▸ **Data section**:
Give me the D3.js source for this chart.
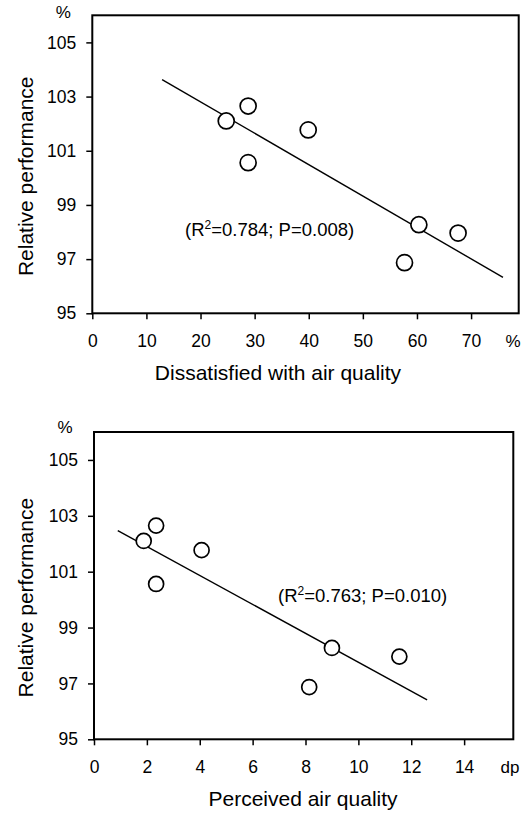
<!DOCTYPE html>
<html>
<head>
<meta charset="utf-8">
<script src="https://cdn.jsdelivr.net/npm/d3@7"></script>
<style>
  html, body { margin: 0; padding: 0; background: #fff; }
  svg { display: block; }
  text { font-family: "Liberation Sans", Arial, sans-serif; fill: #000; }
</style>
</head>
<body>
<svg id="chart" width="528" height="816"></svg>
<script>
// Relative performance (%) of the seven exposure conditions
const performance = [102.1, 102.65, 100.56, 101.77, 98.27, 96.87, 97.96];
// Percentage dissatisfied with air quality for the same conditions
const dissatisfied = [24.75, 28.8, 28.8, 39.9, 60.35, 57.7, 67.6];
// Perceived air quality (decipol) for the same conditions
const perceivedAir = [1.88, 2.35, 2.35, 4.07, 9.0, 8.14, 11.55];

const yTicks = [95, 97, 99, 101, 103, 105];
const xTicksDissatisfied = [0, 10, 20, 30, 40, 50, 60, 70];
const xTicksPerceived = [0, 2, 4, 6, 8, 10, 12, 14];

// x-extent over which each regression line is drawn
const fitRangeDissatisfied = [12.9, 75.9];
const fitRangePerceived = [0.9, 12.6];

const statsDissatisfied = { r2: "0.784", p: "0.008" };
const statsPerceived = { r2: "0.763", p: "0.010" };

const svg = d3.select("#chart");
svg.append("rect").attr("width", 528).attr("height", 816).attr("fill", "#fff");

// ordinary least-squares fit
function linearFit(xs, ys) {
  const mx = d3.mean(xs), my = d3.mean(ys);
  let sxy = 0, sxx = 0;
  xs.forEach((x, i) => { sxy += (x - mx) * (ys[i] - my); sxx += (x - mx) * (x - mx); });
  const slope = sxy / sxx;
  return { slope, intercept: my - slope * mx };
}

function drawPanel(o) {
  const x = d3.scaleLinear().domain(o.xDomain).range([o.left, o.right]);
  const y = d3.scaleLinear().domain([95, 106]).range([o.bottom, o.top]);
  const g = svg.append("g");

  // y axis
  const yAxis = g.append("g")
    .attr("transform", `translate(${o.left},0)`)
    .call(d3.axisLeft(y).tickValues(yTicks).tickSize(6).tickPadding(10).tickFormat(d3.format("d")));
  // x axis
  const xAxis = g.append("g")
    .attr("transform", `translate(0,${o.bottom})`)
    .call(d3.axisBottom(x).tickValues(o.xTicks).tickSize(6).tickPadding(15).tickFormat(d3.format("d")));

  [yAxis, xAxis].forEach(a => {
    a.select(".domain").remove();
    a.selectAll(".tick line").attr("stroke", "#000").attr("stroke-width", 1.5);
    a.selectAll(".tick text").attr("font-size", 17.5).attr("fill", "#000")
      .style("font-family", '"Liberation Sans", Arial, sans-serif');
  });

  // frame
  g.append("rect")
    .attr("x", o.left).attr("y", o.top)
    .attr("width", o.right - o.left).attr("height", o.bottom - o.top)
    .attr("fill", "none").attr("stroke", "#000").attr("stroke-width", 2);

  // regression line
  const fit = linearFit(o.xs, performance);
  g.append("line")
    .attr("x1", x(o.fitRange[0])).attr("y1", y(fit.intercept + fit.slope * o.fitRange[0]))
    .attr("x2", x(o.fitRange[1])).attr("y2", y(fit.intercept + fit.slope * o.fitRange[1]))
    .attr("stroke", "#000").attr("stroke-width", 1.4);

  // observations
  g.selectAll("circle.pt").data(o.xs).join("circle")
    .attr("class", "pt")
    .attr("cx", d => x(d)).attr("cy", (d, i) => y(performance[i]))
    .attr("r", o.r).attr("fill", "#fff").attr("stroke", "#000").attr("stroke-width", 1.7);

  // statistics annotation
  const t = g.append("text").attr("x", o.statsX).attr("y", o.statsY).attr("font-size", 18.5);
  t.append("tspan").text("(R");
  t.append("tspan").attr("dy", -7.5).attr("font-size", 12).text("2");
  t.append("tspan").attr("dy", 7.5).text(`=${o.stats.r2}; P=${o.stats.p})`);

  // unit labels
  g.append("text").attr("x", o.left - 29).attr("y", o.top + o.pctDy).attr("font-size", 17)
    .attr("text-anchor", "middle").text("%");
  g.append("text").attr("x", o.xUnitX).attr("y", o.bottom + 34).attr("font-size", 17)
    .attr("text-anchor", "middle").text(o.xUnit);

  // axis titles
  g.append("text")
    .attr("transform", `translate(33,${(o.top + o.bottom) / 2 + 12}) rotate(-90)`)
    .attr("text-anchor", "middle").attr("font-size", 21).text("Relative performance");
  g.append("text").attr("x", o.xTitleX).attr("y", o.bottom + 67)
    .attr("text-anchor", "middle").attr("font-size", 21).text(o.xTitle);
}

drawPanel({
  left: 92.3, right: 518.7, top: 15.3, bottom: 313.3,
  xDomain: [0, 78.8], xTicks: xTicksDissatisfied, xs: dissatisfied,
  fitRange: fitRangeDissatisfied, stats: statsDissatisfied,
  statsX: 185, statsY: 236, r: 8, pctDy: 3,
  xUnit: "%", xUnitX: 513, xTitle: "Dissatisfied with air quality", xTitleX: 278
});

drawPanel({
  left: 94, right: 513.3, top: 432, bottom: 739.3,
  xDomain: [0, 15.86], xTicks: xTicksPerceived, xs: perceivedAir,
  fitRange: fitRangePerceived, stats: statsPerceived,
  statsX: 278, statsY: 602, r: 7.5, pctDy: 1,
  xUnit: "dp", xUnitX: 510, xTitle: "Perceived air quality", xTitleX: 303
});
</script>
</body>
</html>
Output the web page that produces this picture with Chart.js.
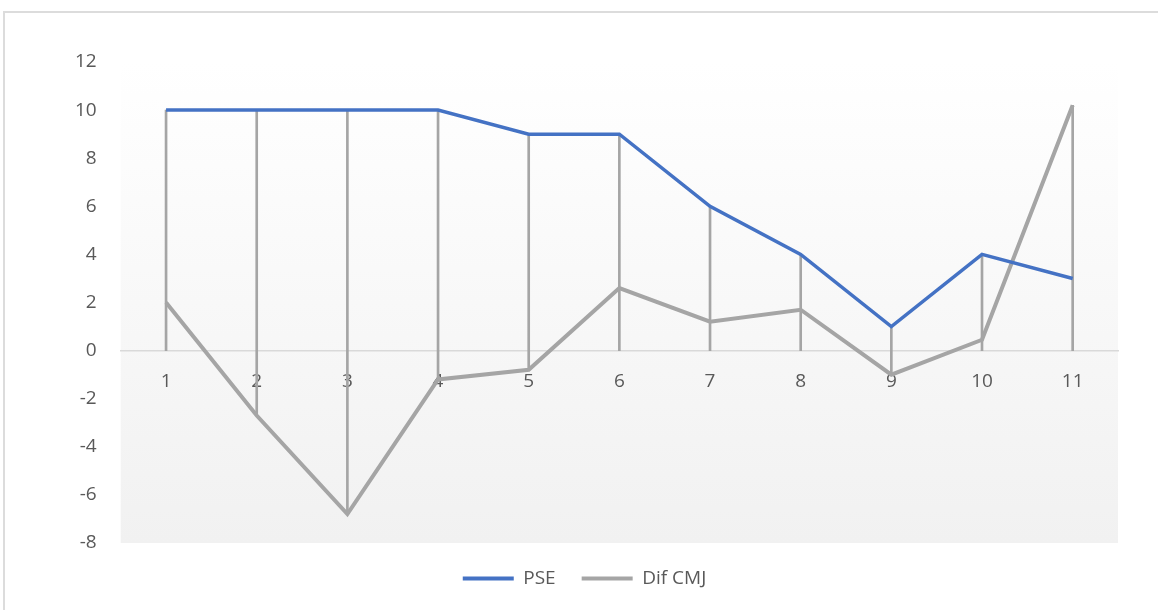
<!DOCTYPE html>
<html>
<head>
<meta charset="utf-8">
<script src="https://cdn.jsdelivr.net/npm/chart.js@4/dist/chart.umd.min.js"></script>
<style>
    html, body { margin: 0; padding: 0; background: #ffffff; overflow: hidden; }
    #frame {
        position: absolute; left: 3px; top: 11px;
        width: 1200px; height: 700px;
        border: 2px solid #dcdcdc; box-sizing: border-box;
    }
    #wrap { position: absolute; left: 0; top: 0; width: 1158px; height: 610px; }
</style>
</head>
<body>
<div id="frame"></div>
<div id="wrap"><canvas id="chart" width="1158" height="610"></canvas></div>
<script>
// Données
const categories = ['1', '2', '3', '4', '5', '6', '7', '8', '9', '10', '11'];
const pse = [10, 10, 10, 10, 9, 9, 6, 4, 1, 4, 3];
const difCmj = [2, -2.7, -6.8, -1.2, -0.8, 2.6, 1.2, 1.7, -1, 0.45, 10.2];
const yTicks = { min: -8, max: 12, step: 2 };

const FONT = "'Open Sans', sans-serif";
const TEXT_COLOR = '#595959';

// Lignes de projection : de chaque point jusqu'à l'axe (valeur 0)
const dropLines = categories.map((c, i) => [
    Math.min(0, pse[i], difCmj[i]),
    Math.max(0, pse[i], difCmj[i])
]);

// Fond dégradé de la zone de traçage
const plotBackground = {
    id: 'plotBackground',
    beforeDraw(chart) {
        const { ctx, chartArea: a } = chart;
        const g = ctx.createLinearGradient(0, a.top, 0, a.bottom);
        g.addColorStop(0, '#ffffff');
        g.addColorStop(1, '#f1f1f1');
        ctx.save();
        ctx.fillStyle = g;
        ctx.fillRect(a.left, a.top, a.right - a.left, a.bottom - a.top);
        ctx.restore();
    }
};

new Chart(document.getElementById('chart'), {
    data: {
        labels: categories,
        datasets: [
            {
                type: 'line',
                label: 'PSE',
                data: pse,
                borderColor: '#4472c4',
                backgroundColor: '#4472c4',
                borderWidth: 3.5,
                pointRadius: 0,
                tension: 0,
                order: 1
            },
            {
                type: 'line',
                label: 'Dif CMJ',
                data: difCmj,
                borderColor: '#a5a5a5',
                backgroundColor: '#a5a5a5',
                borderWidth: 4,
                pointRadius: 0,
                tension: 0,
                order: 2
            },
            {
                type: 'bar',
                label: 'drop',
                data: dropLines,
                backgroundColor: '#a5a5a5',
                borderWidth: 0,
                barThickness: 2,
                order: 3
            }
        ]
    },
    options: {
        responsive: false,
        animation: false,
        layout: { padding: { top: 62, right: 40, bottom: 12, left: 51 } },
        plugins: {
            tooltip: { enabled: false },
            legend: {
                position: 'bottom',
                labels: {
                    boxWidth: 51,
                    boxHeight: 4,
                    padding: 26,
                    color: TEXT_COLOR,
                    font: { family: FONT, size: 19 },
                    filter: item => item.datasetIndex < 2,
                    generateLabels: chart => Chart.defaults.plugins.legend.labels.generateLabels(chart)
                        .map(l => Object.assign(l, { lineWidth: 0 }))
                }
            }
        },
        scales: {
            x: {
                type: 'category',
                position: { y: 0 },
                offset: true,
                grid: { display: false, drawTicks: false },
                border: { display: true, color: '#d9d9d9', width: 1.5 },
                ticks: {
                    color: TEXT_COLOR,
                    padding: 20,
                    maxRotation: 0,
                    font: { family: FONT, size: 19 }
                },
                afterFit: s => { s.height = 0; }
            },
            y: {
                min: yTicks.min,
                max: yTicks.max,
                grid: { display: false, drawTicks: false },
                border: { display: false },
                ticks: {
                    stepSize: yTicks.step,
                    color: TEXT_COLOR,
                    padding: 24,
                    font: { family: FONT, size: 19 }
                }
            }
        }
    },
    plugins: [plotBackground]
});
</script>
</body>
</html>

▸ **Problem statement**:
Pictures excluded, repeat exactly the lines from the top of the material through the line with "const xTicksPerceived = [0, 2, 4, 6, 8, 10, 12, 14];", including both of those lines.

▸ **Result of the exercise**:
Give me the D3.js source for this chart.
<!DOCTYPE html>
<html>
<head>
<meta charset="utf-8">
<script src="https://cdn.jsdelivr.net/npm/d3@7"></script>
<style>
  html, body { margin: 0; padding: 0; background: #fff; }
  svg { display: block; }
  text { font-family: "Liberation Sans", Arial, sans-serif; fill: #000; }
</style>
</head>
<body>
<svg id="chart" width="528" height="816"></svg>
<script>
// Relative performance (%) of the seven exposure conditions
const performance = [102.1, 102.65, 100.56, 101.77, 98.27, 96.87, 97.96];
// Percentage dissatisfied with air quality for the same conditions
const dissatisfied = [24.75, 28.8, 28.8, 39.9, 60.35, 57.7, 67.6];
// Perceived air quality (decipol) for the same conditions
const perceivedAir = [1.88, 2.35, 2.35, 4.07, 9.0, 8.14, 11.55];

const yTicks = [95, 97, 99, 101, 103, 105];
const xTicksDissatisfied = [0, 10, 20, 30, 40, 50, 60, 70];
const xTicksPerceived = [0, 2, 4, 6, 8, 10, 12, 14];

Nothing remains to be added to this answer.